Director: Joe Berlinger
Starring: Paul Simon, Maya Angelou and Okeyerama Asante
Review by: Jon Boriss
Paul Simon’s 1986 album Graceland is widely considered a landmark artistic achievement and one of the top records of all time. It sold over 14 million copies, won two Grammy awards (including Album of the Year), and introduced South African music to a mainstream audience. This is also one of the more controversial albums ever released. To celebrate the twenty-fifth anniversary Simon went back to South Africa to reunite with the musicians who he worked with and open up discussion again on what artist responsibilities are exactly.
In the mid-1980s, Simon, fresh from his first big commercial failure Heart and Bones, came across a cassette by a South African group called the Boyoyo Boys. The song was “Gumboots,” which he would eventually re-record forGraceland, inspired most by the South African sound. He became infatuated with the music. It was a style unlike anything anyone was creating in mainstream music at the time. He decided to go to South Africa and work with musicians there for his next album. The 1980s in South Africa, however, was a time of great political strife.
The National Party had been in power since 1948 and Apartheid was in effect. The United Nations had ordered a cultural boycott of South Africa by all, in hopes of ending Apartheid. Simon, however, had the idea for his album set in his mind, so in defiance of the UN culture boycott he went to South Africa for two weeks to record with those local musicians.
This documentary is framed with Simon’s gathering with all the original musicians from those 1985 sessions, but the most interesting scenes are the ones between Simon and Dali Tambo. Tambo was a co-founder of Artists Against Apartheid, and they spent these scenes discussing the importance of art and the responsibilities of the artist. It is clear that twenty-five years later, the two men still do not see eye-to-eye on the subject, but the conversation is an important, fascinating, and respectful one. It is Tambo’s belief that by Simon ignoring the boycott, he had hurt the anti-apartheid movement. It is Simon’s belief that he was an artist, not a pawn in politicians’ games.
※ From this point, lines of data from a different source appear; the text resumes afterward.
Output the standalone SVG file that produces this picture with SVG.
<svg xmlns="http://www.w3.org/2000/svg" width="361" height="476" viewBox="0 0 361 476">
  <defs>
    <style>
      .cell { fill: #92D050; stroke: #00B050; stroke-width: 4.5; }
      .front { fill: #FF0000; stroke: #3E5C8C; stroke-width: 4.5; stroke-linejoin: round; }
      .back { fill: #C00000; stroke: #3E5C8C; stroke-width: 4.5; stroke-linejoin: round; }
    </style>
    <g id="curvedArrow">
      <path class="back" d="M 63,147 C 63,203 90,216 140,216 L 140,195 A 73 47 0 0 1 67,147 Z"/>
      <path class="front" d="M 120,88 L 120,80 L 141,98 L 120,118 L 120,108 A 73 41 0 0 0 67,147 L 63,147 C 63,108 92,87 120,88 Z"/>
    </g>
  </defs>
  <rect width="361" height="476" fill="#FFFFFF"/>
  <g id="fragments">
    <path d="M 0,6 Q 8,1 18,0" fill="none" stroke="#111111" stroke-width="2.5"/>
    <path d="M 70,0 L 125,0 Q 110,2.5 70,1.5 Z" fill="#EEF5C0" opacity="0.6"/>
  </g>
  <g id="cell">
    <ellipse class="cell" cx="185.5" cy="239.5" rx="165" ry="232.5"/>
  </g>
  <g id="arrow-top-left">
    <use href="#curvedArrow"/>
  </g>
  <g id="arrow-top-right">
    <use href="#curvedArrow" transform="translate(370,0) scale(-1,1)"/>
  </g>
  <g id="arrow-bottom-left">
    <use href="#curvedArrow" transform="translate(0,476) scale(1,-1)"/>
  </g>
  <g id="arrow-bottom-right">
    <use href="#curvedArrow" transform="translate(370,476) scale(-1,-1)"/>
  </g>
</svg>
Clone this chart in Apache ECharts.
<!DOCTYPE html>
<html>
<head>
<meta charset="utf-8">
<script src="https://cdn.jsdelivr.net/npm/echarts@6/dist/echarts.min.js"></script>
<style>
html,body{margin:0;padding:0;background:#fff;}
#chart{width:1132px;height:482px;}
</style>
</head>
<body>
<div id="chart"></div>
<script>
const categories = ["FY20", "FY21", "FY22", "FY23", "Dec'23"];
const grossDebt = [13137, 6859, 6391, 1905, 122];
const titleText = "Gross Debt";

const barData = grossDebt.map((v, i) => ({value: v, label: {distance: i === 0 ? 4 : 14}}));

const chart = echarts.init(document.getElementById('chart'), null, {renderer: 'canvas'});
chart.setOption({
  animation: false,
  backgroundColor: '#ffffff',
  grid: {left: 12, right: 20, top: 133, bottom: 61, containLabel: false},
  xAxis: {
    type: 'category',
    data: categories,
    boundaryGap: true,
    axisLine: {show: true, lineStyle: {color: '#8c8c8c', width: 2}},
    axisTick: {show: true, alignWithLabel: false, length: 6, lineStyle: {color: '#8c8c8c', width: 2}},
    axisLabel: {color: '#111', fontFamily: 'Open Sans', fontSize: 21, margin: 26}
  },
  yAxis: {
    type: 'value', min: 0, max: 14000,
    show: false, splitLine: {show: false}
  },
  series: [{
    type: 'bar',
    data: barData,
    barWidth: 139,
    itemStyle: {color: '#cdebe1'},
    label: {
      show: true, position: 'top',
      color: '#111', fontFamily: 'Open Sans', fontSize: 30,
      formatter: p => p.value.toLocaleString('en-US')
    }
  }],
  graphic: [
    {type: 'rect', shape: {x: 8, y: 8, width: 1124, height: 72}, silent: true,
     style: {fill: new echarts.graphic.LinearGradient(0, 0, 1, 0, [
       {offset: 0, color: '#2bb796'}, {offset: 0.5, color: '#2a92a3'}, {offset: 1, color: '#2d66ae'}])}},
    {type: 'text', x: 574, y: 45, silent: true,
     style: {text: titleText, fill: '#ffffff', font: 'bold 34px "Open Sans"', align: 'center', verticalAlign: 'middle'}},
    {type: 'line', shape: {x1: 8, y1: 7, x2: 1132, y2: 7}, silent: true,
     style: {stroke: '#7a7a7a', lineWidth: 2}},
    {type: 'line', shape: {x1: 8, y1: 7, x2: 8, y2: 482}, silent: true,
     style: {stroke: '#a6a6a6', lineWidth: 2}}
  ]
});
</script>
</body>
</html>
The film, while definitely about the controversy, also documents the joy and experience of making the album as well as what a risk proposition it was artistically and politically. Simon is an intelligent and articulate artist and listening to his creative process and revealing the way the album was made was interesting and enlightening to me. I love films about the creative process, especially when they are honest. This one was both entertaining and revelatory.
Graceland is an important album in many ways. The discussion about the conditions under which the album was made is a part of this. Berlinger, who previously documented Metallica’s recording of St. Anger in the raw Some Kind of Monster, takes a very even-handed and open approach to the subjects. Sure, this is a movie included with the Graceland album, so it tends to side a little more with Simon’s point-of-view on what he did. It takes the issue with a lot of grey area and handles it well without just blowing up Simon’s skirt for 100 minutes though. Those who were critics of Simon and what he did are given their chance to speak along with Simon, and the topics they bring up are thought-provoking and important.